Irish Quaker preacher

Katherine McLoughlin (married name Norton; nic Lochlainn; – c. 1677 (Note: Also cited as 1679.)) was a 17th century Irish Quaker preacher, active in the Colony of Barbados and Ireland.

==Early life and family==
McLoughlin was born to a wealthy family in or near Coleraine, County Londonderry. McLoughlin may have been related to, or was the sister of, a protestant minister and a Roman Catholic priest.

Educated in Derry, McLoughlin learnt Gaelic. Aged 16, McLoughlin settled in the Colony of Barbados (present-day, Barbados) where she married Mr Norton.

==Quakerism==
In 1671, a group of Quakers, including George Fox and William Edmundson, visited the Colony as part of their mission to establish Quakerism in the West Indies. Following her conversion by Fox, McLoughlin became a talented preacher and was described by a fellow Quaker as being of "great service here, and some were convinced by her and we had very large meetings".

In 1676, McLoughlin was a guest of Anthony Sharp, who was a successful wool merchant and Quaker in Dublin. He supported the establishment of the movement in America. Some of his other guests were bound for the Americas, but McLoughlin was due to travel to the northern counties of Ireland to preach in market places and in private houses. She wrote to Sharp in 1678 noting her welcome and the "innocent" people she was meeting. He had already noted her success in creating converts, including the wife of a judge.

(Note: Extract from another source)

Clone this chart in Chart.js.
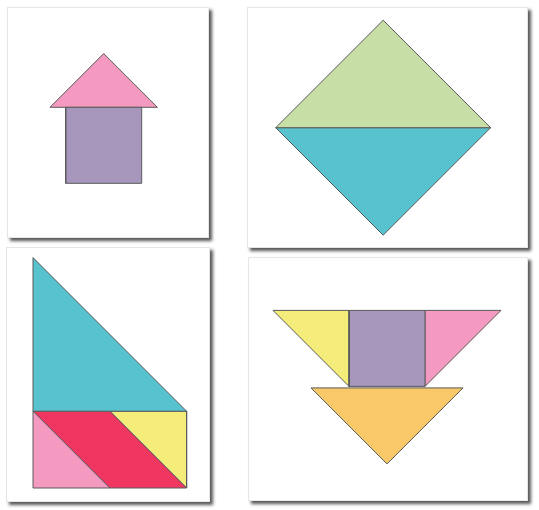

The advancement of the Quaker movement was constrained by the language barrier, but McLaughlin knew Gaelic and preached in that language. There were few Quakers in Ireland at first, but they made an impact. McLouglin particularly attracted attention as a woman performing a public role. She had disputes and was open to abuse, but she preached in the Irish counties of Armagh, Cavan, Westmeath and Dublin. with success.

She left Ireland in 1677 en route for England, but no record has been found of her life after that.